## Data extract
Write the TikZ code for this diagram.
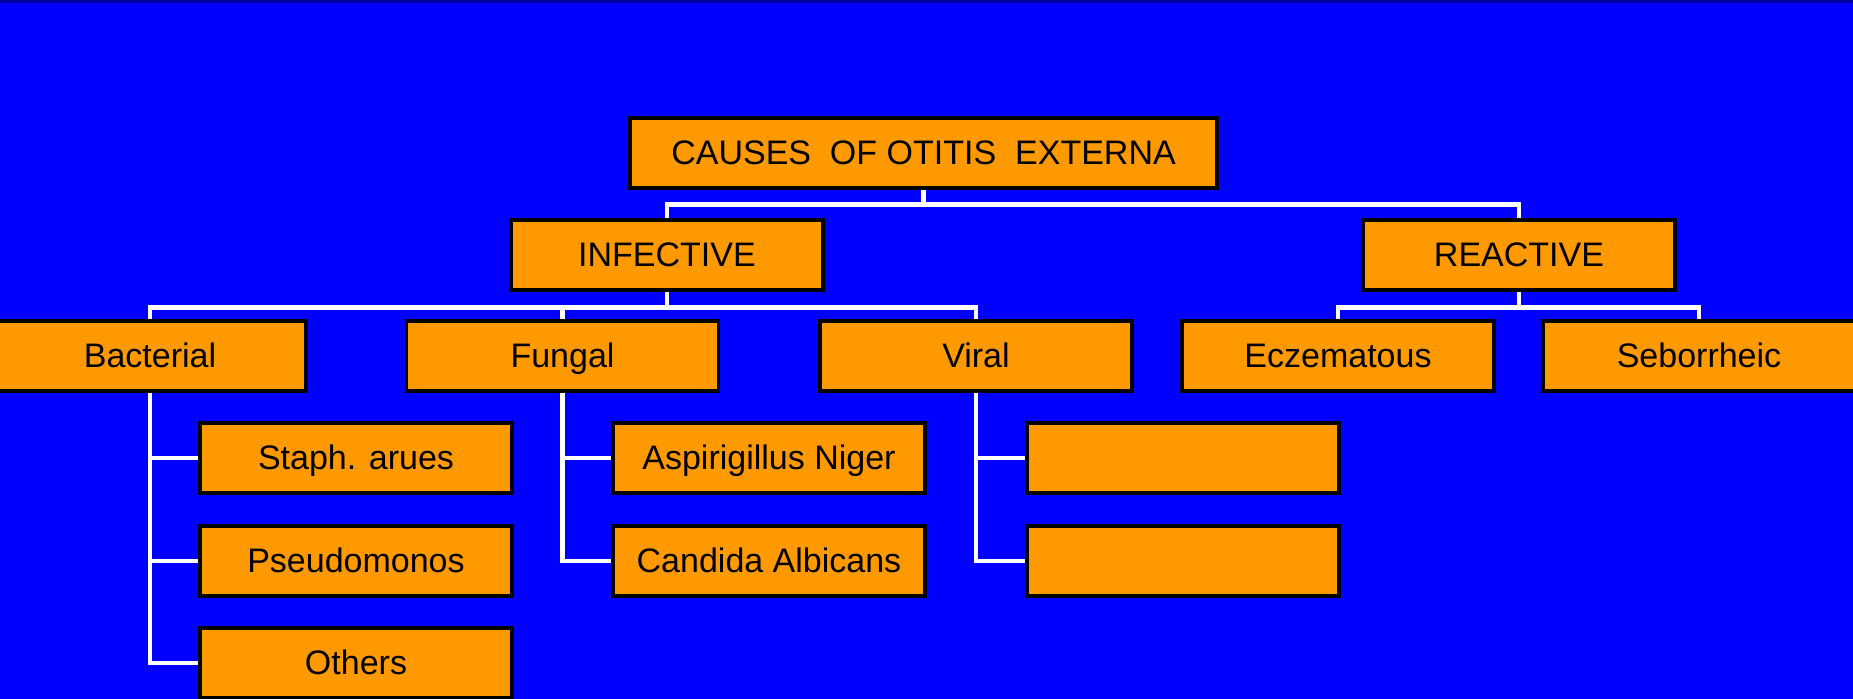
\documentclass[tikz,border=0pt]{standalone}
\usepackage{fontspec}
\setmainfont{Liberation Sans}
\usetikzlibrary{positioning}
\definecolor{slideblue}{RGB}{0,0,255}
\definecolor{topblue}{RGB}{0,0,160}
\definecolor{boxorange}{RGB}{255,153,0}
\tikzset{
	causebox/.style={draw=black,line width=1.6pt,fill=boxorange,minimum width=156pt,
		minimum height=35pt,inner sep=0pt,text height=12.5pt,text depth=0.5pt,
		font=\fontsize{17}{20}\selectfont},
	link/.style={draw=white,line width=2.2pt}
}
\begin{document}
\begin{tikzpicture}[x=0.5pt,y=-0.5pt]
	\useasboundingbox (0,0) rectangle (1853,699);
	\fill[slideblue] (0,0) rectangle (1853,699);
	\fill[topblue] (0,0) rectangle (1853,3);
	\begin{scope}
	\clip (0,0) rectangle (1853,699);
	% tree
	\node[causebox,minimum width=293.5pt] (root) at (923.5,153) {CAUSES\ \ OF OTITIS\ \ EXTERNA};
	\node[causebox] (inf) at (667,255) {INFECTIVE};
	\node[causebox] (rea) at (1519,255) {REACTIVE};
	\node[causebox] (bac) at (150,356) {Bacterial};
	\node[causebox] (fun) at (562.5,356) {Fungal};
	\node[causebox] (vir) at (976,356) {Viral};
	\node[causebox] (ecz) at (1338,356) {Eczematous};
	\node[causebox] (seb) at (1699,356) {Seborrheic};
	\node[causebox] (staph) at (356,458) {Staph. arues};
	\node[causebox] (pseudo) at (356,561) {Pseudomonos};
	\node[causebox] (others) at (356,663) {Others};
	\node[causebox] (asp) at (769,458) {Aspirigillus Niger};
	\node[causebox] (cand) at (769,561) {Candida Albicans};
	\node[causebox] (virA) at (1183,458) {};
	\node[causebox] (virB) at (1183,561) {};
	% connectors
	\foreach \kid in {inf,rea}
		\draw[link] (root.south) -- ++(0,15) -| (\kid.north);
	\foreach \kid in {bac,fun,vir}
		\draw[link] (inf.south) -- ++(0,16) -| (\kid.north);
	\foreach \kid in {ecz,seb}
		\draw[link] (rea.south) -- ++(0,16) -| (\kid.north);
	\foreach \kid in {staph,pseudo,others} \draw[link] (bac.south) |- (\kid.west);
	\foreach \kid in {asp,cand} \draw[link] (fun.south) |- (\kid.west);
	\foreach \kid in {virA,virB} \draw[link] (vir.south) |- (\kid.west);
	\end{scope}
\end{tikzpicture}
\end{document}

...

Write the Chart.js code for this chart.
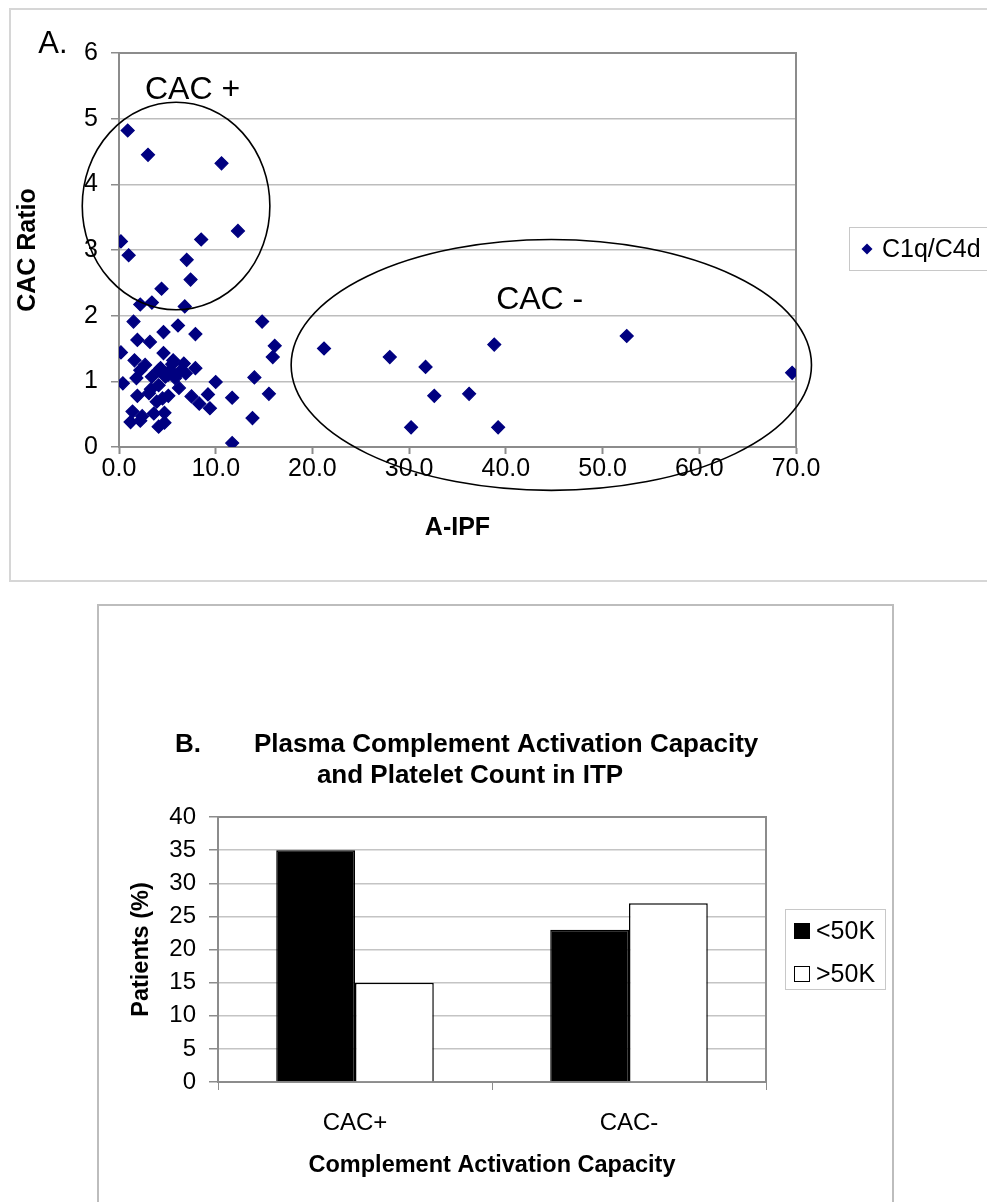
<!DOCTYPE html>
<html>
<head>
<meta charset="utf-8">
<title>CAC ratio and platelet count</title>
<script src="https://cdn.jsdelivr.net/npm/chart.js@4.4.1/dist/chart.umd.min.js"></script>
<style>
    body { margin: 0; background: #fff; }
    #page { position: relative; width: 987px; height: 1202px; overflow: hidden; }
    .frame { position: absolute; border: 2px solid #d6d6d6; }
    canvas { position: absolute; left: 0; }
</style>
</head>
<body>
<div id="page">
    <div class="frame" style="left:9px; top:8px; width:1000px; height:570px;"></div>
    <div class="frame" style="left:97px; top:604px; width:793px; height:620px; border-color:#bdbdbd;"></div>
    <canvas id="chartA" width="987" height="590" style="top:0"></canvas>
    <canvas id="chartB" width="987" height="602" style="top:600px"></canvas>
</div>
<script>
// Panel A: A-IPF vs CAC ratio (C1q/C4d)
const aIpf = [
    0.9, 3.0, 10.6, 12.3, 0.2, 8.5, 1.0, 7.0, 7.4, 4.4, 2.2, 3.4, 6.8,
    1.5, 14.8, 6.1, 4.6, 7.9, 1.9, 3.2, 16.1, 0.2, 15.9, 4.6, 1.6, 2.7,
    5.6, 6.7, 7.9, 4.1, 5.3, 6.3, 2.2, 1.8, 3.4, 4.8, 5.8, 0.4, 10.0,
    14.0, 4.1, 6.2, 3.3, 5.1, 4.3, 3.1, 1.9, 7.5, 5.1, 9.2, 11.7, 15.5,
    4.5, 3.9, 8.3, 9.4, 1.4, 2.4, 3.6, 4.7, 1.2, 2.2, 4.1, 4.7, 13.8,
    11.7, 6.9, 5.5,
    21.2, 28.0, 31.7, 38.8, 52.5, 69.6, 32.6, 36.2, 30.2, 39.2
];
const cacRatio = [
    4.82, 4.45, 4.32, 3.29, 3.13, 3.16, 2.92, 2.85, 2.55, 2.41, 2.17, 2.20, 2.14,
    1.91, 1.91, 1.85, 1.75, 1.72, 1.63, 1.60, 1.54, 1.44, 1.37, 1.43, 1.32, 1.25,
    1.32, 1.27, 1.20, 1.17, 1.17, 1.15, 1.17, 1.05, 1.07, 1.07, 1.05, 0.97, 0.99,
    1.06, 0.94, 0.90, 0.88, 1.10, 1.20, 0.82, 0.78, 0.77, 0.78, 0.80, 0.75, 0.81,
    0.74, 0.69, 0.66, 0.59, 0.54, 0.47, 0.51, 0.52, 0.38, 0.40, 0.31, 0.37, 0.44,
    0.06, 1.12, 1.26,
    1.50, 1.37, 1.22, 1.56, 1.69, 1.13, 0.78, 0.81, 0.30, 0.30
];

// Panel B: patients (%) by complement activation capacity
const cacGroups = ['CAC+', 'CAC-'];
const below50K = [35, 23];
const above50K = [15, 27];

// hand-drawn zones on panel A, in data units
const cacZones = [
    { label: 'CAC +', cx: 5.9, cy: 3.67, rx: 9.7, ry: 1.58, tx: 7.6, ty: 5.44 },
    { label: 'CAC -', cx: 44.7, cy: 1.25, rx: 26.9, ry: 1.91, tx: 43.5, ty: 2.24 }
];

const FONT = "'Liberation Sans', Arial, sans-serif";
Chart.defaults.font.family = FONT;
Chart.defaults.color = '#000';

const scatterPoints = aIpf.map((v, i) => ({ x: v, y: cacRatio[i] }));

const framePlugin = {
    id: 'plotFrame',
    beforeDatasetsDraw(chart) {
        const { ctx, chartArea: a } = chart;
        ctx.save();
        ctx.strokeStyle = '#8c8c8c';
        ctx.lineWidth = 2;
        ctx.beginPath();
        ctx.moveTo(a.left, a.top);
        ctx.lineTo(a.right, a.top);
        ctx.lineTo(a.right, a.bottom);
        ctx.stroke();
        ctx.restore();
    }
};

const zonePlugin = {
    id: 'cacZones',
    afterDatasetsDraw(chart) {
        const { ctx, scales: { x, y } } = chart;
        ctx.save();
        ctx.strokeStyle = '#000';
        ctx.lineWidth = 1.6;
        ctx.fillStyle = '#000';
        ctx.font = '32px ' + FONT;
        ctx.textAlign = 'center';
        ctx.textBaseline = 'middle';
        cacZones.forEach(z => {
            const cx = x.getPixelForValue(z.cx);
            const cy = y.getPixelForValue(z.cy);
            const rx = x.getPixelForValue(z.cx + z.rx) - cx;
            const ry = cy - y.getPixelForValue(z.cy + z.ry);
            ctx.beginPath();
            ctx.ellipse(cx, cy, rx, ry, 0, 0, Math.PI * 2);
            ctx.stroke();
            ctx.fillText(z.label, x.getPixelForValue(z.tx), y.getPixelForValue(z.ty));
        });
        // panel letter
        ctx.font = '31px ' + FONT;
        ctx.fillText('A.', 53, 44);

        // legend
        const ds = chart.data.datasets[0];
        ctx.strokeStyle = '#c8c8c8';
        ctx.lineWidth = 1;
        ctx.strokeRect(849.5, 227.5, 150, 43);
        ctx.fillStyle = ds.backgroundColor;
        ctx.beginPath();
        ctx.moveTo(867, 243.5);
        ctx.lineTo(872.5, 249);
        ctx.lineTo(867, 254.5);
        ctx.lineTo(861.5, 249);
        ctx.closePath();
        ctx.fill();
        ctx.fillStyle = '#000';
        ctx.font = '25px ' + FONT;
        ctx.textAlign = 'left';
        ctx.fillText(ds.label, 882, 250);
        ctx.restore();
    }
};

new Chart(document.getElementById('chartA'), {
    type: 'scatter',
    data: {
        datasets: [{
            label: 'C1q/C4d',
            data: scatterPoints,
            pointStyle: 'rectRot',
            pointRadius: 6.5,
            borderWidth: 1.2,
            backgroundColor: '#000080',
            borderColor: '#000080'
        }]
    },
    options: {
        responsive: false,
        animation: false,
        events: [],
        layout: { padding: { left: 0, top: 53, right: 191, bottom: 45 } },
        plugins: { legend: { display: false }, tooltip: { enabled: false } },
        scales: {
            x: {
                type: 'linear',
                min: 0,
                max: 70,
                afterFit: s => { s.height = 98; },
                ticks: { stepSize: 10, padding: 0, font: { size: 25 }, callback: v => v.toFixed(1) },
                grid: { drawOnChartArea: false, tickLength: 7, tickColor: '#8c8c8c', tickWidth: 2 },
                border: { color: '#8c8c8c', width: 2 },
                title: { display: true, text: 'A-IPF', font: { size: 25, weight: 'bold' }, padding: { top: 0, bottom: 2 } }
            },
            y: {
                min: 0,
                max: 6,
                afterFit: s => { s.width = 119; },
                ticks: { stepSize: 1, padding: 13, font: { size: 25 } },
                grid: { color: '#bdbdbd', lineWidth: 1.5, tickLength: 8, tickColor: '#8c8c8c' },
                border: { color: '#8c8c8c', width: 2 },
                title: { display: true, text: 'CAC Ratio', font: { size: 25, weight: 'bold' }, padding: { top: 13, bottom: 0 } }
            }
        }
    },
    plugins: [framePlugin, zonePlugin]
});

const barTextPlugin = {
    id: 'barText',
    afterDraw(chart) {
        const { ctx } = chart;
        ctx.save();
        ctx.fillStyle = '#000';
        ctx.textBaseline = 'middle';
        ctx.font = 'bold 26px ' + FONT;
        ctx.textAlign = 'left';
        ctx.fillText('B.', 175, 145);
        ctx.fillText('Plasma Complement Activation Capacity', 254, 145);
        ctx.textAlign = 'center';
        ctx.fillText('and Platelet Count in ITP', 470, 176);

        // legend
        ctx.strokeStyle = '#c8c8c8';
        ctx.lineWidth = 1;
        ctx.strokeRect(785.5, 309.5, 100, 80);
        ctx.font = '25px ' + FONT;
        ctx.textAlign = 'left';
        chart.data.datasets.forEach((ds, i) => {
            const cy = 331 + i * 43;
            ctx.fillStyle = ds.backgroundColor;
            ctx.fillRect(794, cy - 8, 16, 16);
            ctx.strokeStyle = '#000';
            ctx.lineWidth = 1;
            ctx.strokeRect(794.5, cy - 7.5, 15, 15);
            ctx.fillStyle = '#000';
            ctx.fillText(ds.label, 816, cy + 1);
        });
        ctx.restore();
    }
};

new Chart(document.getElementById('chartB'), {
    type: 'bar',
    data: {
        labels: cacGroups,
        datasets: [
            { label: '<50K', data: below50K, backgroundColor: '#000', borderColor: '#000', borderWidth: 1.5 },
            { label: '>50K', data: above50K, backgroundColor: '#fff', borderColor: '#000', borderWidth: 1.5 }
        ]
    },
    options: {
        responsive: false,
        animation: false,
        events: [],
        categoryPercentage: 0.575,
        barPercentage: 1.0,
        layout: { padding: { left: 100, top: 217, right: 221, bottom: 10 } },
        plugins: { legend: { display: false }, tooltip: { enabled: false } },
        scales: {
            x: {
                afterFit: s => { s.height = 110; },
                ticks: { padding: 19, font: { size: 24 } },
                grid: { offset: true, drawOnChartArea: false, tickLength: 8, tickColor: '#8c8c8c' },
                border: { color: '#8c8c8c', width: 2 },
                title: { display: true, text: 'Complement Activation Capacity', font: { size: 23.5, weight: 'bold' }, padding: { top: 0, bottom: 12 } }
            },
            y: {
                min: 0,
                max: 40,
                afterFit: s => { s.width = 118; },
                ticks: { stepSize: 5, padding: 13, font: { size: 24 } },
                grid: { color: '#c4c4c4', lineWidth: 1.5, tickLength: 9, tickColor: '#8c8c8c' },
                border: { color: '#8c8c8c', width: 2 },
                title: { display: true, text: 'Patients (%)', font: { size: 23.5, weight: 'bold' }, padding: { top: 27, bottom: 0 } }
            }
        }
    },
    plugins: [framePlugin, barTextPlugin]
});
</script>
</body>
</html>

## Exercise
Of the lines in the entries, how many include the word "Write"? State only the number.

## Final result
2